Unpaid interning with two degrees and debt the size of Mars

Interviewing Lord Peter Hain, who’d met the late Zimbabwean leader Robert Mugabe on several occasions.

Is it too soon to whine about unpaid internships and student life again? I vowed to not do unpaid work again but I’d always dreamt about reporting for a reputable news institution and eventually doing foreign relations. It’s unreal to be helping report on international political and cultural events that shape our history. I saved up in the summer to budget these weeks and even after anticipating and preparing so much for this trip, calling myself a “journalist” carries a heavy dose of imposter syndrome. I mean, I answer calls and chase potential interviewees as an intern, so I’m not really a “journalist.” But I do get to witness and learn from veteran reporters who’ve filed pivotal world events. 
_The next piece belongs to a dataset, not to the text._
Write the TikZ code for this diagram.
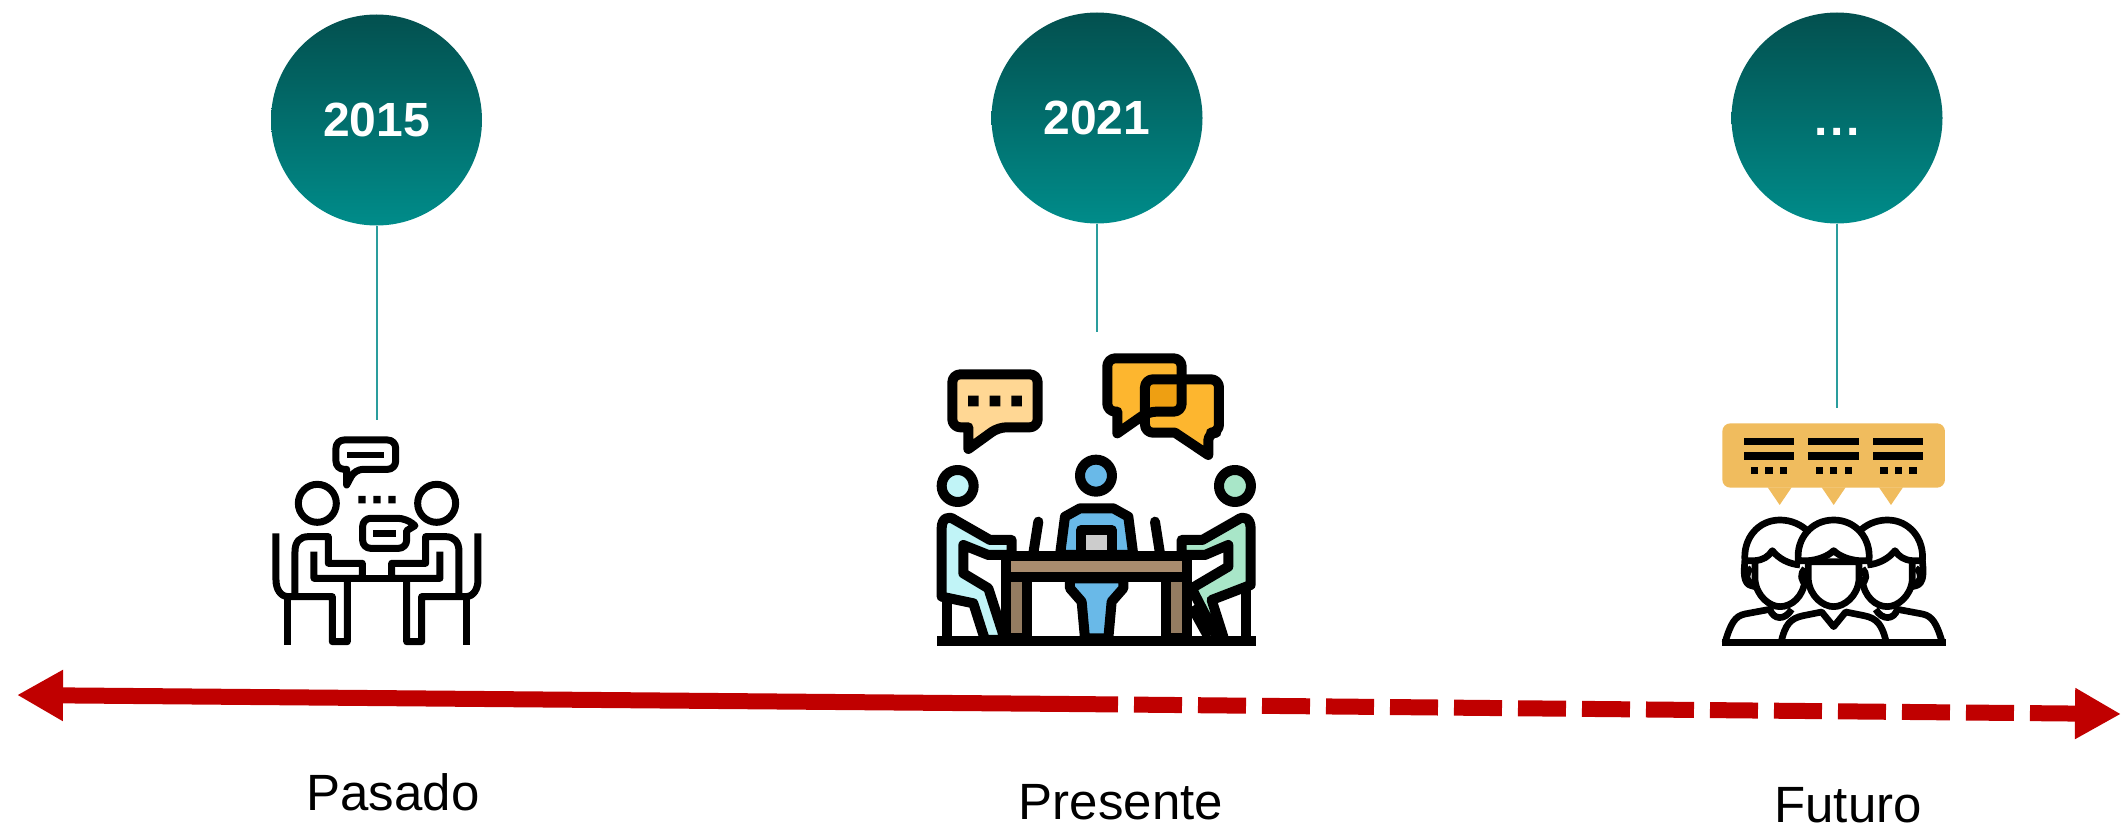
\documentclass[tikz,border=0pt]{standalone}
\usepackage{fontspec}
\setmainfont{Liberation Sans}
\usetikzlibrary{arrows.meta}
\definecolor{arrowred}{HTML}{C00000}
\definecolor{stemteal}{HTML}{2A9D9D}
\definecolor{tealtop}{HTML}{03504F}
\definecolor{tealbot}{HTML}{008C8A}
\definecolor{bubblea}{HTML}{FFD794}
\definecolor{bubbleb}{HTML}{FDB62F}
\definecolor{bubblec}{HTML}{EE9F12}
\definecolor{bubbled}{HTML}{F0BC5E}
\definecolor{skina}{HTML}{C1F4F7}
\definecolor{skinb}{HTML}{69B9E8}
\definecolor{skinc}{HTML}{A8E6C8}
\definecolor{wooda}{HTML}{A98C6E}
\definecolor{woodb}{HTML}{947C61}
\tikzset{
  yearcircle/.style={circle,minimum size=211pt,inner sep=0pt,top color=tealtop,bottom color=tealbot,text=white,font=\fontsize{48}{48}\selectfont\bfseries},
  yeardots/.style={anchor=base,inner sep=0pt,text=white,font=\fontsize{48}{48}\selectfont\bfseries},
  stem/.style={draw=stemteal,line width=2pt},
  eralabel/.style={anchor=base,inner sep=0pt,text=black,font=\fontsize{51}{51}\selectfont},
  timeline/.style={draw=arrowred,line width=16pt},
  tiphead/.style={-{Triangle[length=46pt,width=48pt,fill=arrowred]}},
  iconzoom/.style={x=0.3333pt,y=-0.3333pt,line join=round,line cap=butt},
  thinicon/.style={draw=black,line width=7pt},
  thickicon/.style={draw=black,line width=10pt},
  peopleicon/.style={draw=black,line width=6.7pt},
}
\begin{document}
\begin{tikzpicture}[x=1pt,y=-1pt]
\useasboundingbox (0,0) rectangle (2121,824);
% year circles
\node[yearcircle] (y2015) at (376.5,120) {2015};
\node[yearcircle] (y2021) at (1097,118) {2021};
\node[yearcircle] (yfut) at (1837,118) {};
\node[yeardots] (dots) at (1837,136) {.\hspace{3pt}.\hspace{3pt}.};
\coordinate (s1) at (376.5,420);
\coordinate (s2) at (1097,332);
\coordinate (s3) at (1837,408);
\draw[stem] (y2015) -- (s1);
\draw[stem] (y2021) -- (s2);
\draw[stem] (yfut) -- (s3);
% timeline
\coordinate (tlmid) at (1070,704);
\coordinate (tlleft) at (17,695);
\coordinate (tlright) at (2121,714);
\draw[timeline,tiphead] (tlmid) -- (tlleft);
\draw[timeline,dash pattern=on 48pt off 16pt,tiphead] (tlmid) -- (tlright);
% labels
\node[eralabel] (pasado) at (393,810) {Pasado};
\node[eralabel] (presente) at (1121,819) {Presente};
\node[eralabel] (futuro) at (1848,822) {Futuro};
% icon 1
\begin{scope}[shift={(240,410)},iconzoom]
  \draw[thinicon] (380,90) [rounded corners=8pt] -- (467,90) -- (467,178) -- (345,178) [sharp corners] -- (320,225) -- (320,178) [rounded corners=8pt] -- (288,178) -- (288,90) -- cycle;
  \fill (322,125) rectangle (433,145);
  \draw[thinicon] (232,280) circle[radius=57];
  \draw[thinicon] (590,280) circle[radius=57];
  \fill (355,258) rectangle ++(22,22) (400,258) rectangle ++(22,22) (445,258) rectangle ++(22,22);
  \draw[thinicon] (430,325) [rounded corners=8pt] -- (498,325) [sharp corners] -- (525,347) -- (500,362) [rounded corners=8pt] -- (500,415) -- (368,415) -- (368,325) -- cycle;
  \fill (400,360) rectangle (467,380);
  \foreach \m/\o in {1/0,-1/822}{
    \begin{scope}[xscale=\m,xshift=\o*0.3333pt*\m]
    \draw[thinicon] (108,370) -- (108,510) .. controls (108,535) and (120,560) .. (145,560) -- (277,560) -- (277,695) -- (322,695) -- (322,505);
    \draw[thinicon] (143,560) -- (143,705);
    \draw[thinicon] (165,555) -- (165,425) .. controls (165,395) and (180,380) .. (205,380) -- (265,380) -- (265,460) -- (367,460) -- (367,505) -- (222,505) -- (222,425);
    \end{scope}
  }
  \draw[thinicon] (367,505) -- (455,505);
\end{scope}
% icon 2
\begin{scope}[shift={(910,340)},iconzoom]
  \filldraw[thickicon,fill=bubblea] (250,103) [rounded corners=8pt] -- (383,103) -- (383,262) -- (265,262) [sharp corners] -- (175,327) -- (175,262) [rounded corners=8pt] -- (127,262) -- (127,103) -- cycle;
  \fill (174,167) rectangle ++(32,32) (239,167) rectangle ++(32,32) (304,167) rectangle ++(32,32);
  \fill[bubbleb] (700,55) [rounded corners=8pt] -- (815,55) -- (815,215) -- (715,215) [sharp corners] -- (622,280) -- (622,215) [rounded corners=8pt] -- (592,215) -- (592,55) -- cycle;
  \fill[bubbleb] (800,118) [rounded corners=8pt] -- (927,118) -- (927,278) -- (895,278) [sharp corners] -- (895,345) -- (795,278) [rounded corners=8pt] -- (705,278) -- (705,118) -- cycle;
  \fill[bubblec] (705,118) rectangle (815,215);
  \draw[thickicon] (700,55) [rounded corners=8pt] -- (815,55) -- (815,215) -- (715,215) [sharp corners] -- (622,280) -- (622,215) [rounded corners=8pt] -- (592,215) -- (592,55) -- cycle;
  \draw[thickicon] (800,118) [rounded corners=8pt] -- (927,118) -- (927,278) -- (895,278) [sharp corners] -- (895,345) -- (795,278) [rounded corners=8pt] -- (705,278) -- (705,118) -- cycle;
  % chairs
  \draw[thickicon] (112,770) -- (112,890);
  \draw[thickicon] (1007,740) -- (1007,890);
  % heads
  \filldraw[thickicon,fill=skina] (143,438) circle[radius=48];
  \filldraw[thickicon,fill=skinb] (558,407) circle[radius=48];
  \filldraw[thickicon,fill=skinc] (975,438) circle[radius=48];
  % left person
  \filldraw[thickicon,fill=skina] (95,770) -- (95,565) .. controls (95,535) and (115,525) .. (135,540) -- (240,600) -- (305,600) -- (305,645) -- (235,645) -- (160,615) -- (160,700) -- (235,745) -- (285,900) -- (225,900) -- (190,790) -- cycle;
  % right person
  \draw[thickicon] (845,800) -- (895,890);
  \filldraw[thickicon,fill=skinc] (1022,735) -- (1022,565) .. controls (1022,535) and (1002,525) .. (982,540) -- (877,600) -- (815,600) -- (815,645) -- (885,645) -- (955,615) -- (955,680) -- (845,745) -- (925,900) -- (940,890) -- (905,780) -- cycle;
  % laptop screens
  \draw[thickicon,line cap=round] (385,545) -- (370,640);
  \draw[thickicon,line cap=round] (735,545) -- (750,640);
  % centre person
  \filldraw[thickicon,fill=skinb] (450,645) -- (465,530) -- (510,505) -- (610,505) -- (655,530) -- (670,645) -- cycle;
  \filldraw[thickicon,fill=black!20] (513,645) -- (513,570) -- (605,570) -- (605,645) -- cycle;
  \filldraw[thickicon,fill=skinb] (480,715) -- (480,745) -- (515,785) -- (525,895) -- (595,895) -- (605,785) -- (640,745) -- (640,715) -- cycle;
  % table
  \filldraw[thickicon,fill=woodb] (287,710) rectangle (351,895);
  \filldraw[thickicon,fill=woodb] (767,710) rectangle (831,895);
  \filldraw[thickicon,fill=wooda] (287,648) rectangle (831,710);
  \fill (80,888) rectangle (1038,918);
\end{scope}
% icon 3
\begin{scope}[shift={(1700,410)},iconzoom]
  \fill[bubbled,rounded corners=8pt] (67,40) rectangle (735,233);
  \foreach \d in {0,194,388}{
    \fill (131+\d,83) rectangle (282+\d,105);
    \fill (131+\d,127) rectangle (282+\d,149);
    \fill (153+\d,170) rectangle ++(22,21);
    \fill (196+\d,170) rectangle ++(22,21);
    \fill (240+\d,170) rectangle ++(22,21);
  }
  \fill[bubbled] (203,232) -- (275,232) -- (239,285) -- cycle;
  \fill[bubbled] (365,232) -- (437,232) -- (401,285) -- cycle;
  \fill[bubbled] (537,232) -- (609,232) -- (573,285) -- cycle;
  % back people
  \foreach \m/\o in {1/0,-1/802}{
    \begin{scope}[xscale=\m,xshift=\o*0.3333pt*\m]
    \draw[peopleicon] (75,698) .. controls (92,640) and (105,618) .. (135,612) -- (210,598) .. controls (220,630) and (255,632) .. (275,598);
    \draw[peopleicon] (155,475) .. controls (135,485) and (135,515) .. (160,522);
    \draw[peopleicon] (135,452) .. controls (125,530) and (150,525) .. (165,530);
    \draw[peopleicon] (165,455) -- (165,510) .. controls (170,560) and (210,590) .. (240,590) .. controls (275,590) and (310,560) .. (315,510);
    \draw[peopleicon] (135,455) .. controls (128,385) and (175,330) .. (240,330) .. controls (275,330) and (305,345) .. (325,365);
    \draw[peopleicon] (135,452) -- (165,452) .. controls (190,450) and (205,440) .. (217,422) .. controls (235,445) and (265,462) .. (300,465);
    \end{scope}
  }
  % front person
  \filldraw[peopleicon,fill=white] (243,698) .. controls (255,645) and (270,625) .. (310,617) -- (365,606) -- (401,650) -- (437,606) -- (492,617) .. controls (532,625) and (547,645) .. (559,698) -- cycle;
  \filldraw[peopleicon,fill=white] (325,455) -- (325,510) .. controls (330,560) and (370,590) .. (401,590) .. controls (432,590) and (472,560) .. (477,510) -- (477,455) -- cycle;
  \draw[peopleicon] (315,475) .. controls (300,490) and (300,515) .. (322,525);
  \draw[peopleicon] (487,475) .. controls (502,490) and (502,515) .. (480,525);
  \filldraw[peopleicon,fill=white] (295,452) .. controls (288,385) and (335,330) .. (401,330) .. controls (467,330) and (514,385) .. (507,452) -- (477,452) .. controls (450,450) and (420,440) .. (401,422) .. controls (382,440) and (352,450) .. (325,452) -- cycle;
  \fill (65,688) -- (737,688) -- (737,708) -- (65,708) -- cycle;
\end{scope}
\end{tikzpicture}
\end{document}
But I have to say that it feels refreshing to finally introduce myself as anything other than a “student” after 20 years. It just needs some getting used to.

Hostel life

On my walk to Portobello Market in Notting Hill.

I have some family in London but I wanted this experience to be something I did on my own, even financially. I booked a hostel that serves two decent meals a day and has a gym with weights in kgs instead of lbs which forces me to exercise my brain alongside my body. I have three really cool roommates and a community of international folks to eat with. The hostel also happens to be in Notting Hill which is right out of your typical British rom-com. I pack myself into the overcrowded underground during rush hours and thrive on my excitement of trying to live like a local. 

Sunset in Notting Hill.

I often stay in hostels during travels but this is the first time I’ve done it long term. I thought I’d miss having my own space but bunk beds are growing in on me. 

The centre of the world

Waiting for the central line at Notting Hill Gate Station.

I’ve never been good with math so it was news to me to find out that Greenwich Mean Time (GMT) is a physical point on our planet which is at the Royal Observatory in Greenwich, London.

But London feels like the centre in other ways too. Yes, the British colonized pretty much the entire world and placed themselves in the middle of an eurocentric map, but this country’s ability to house so many cultures into it’s metropolitan can’t be overlooked. Every artist plans a stop in London, every country plants their embassy here, it’s the midpoint for the east and west, and my personal favourite: most flights have layovers here. In the two weeks I’ve been here, I’ve already met two friends stopping by London before heading to their destinations. 

I’m not sure how long I’m planning to stay here but I’m trying to not freak out about the next step. Regardless, if you’re planning on stopping by London town, let’s spill some tea together.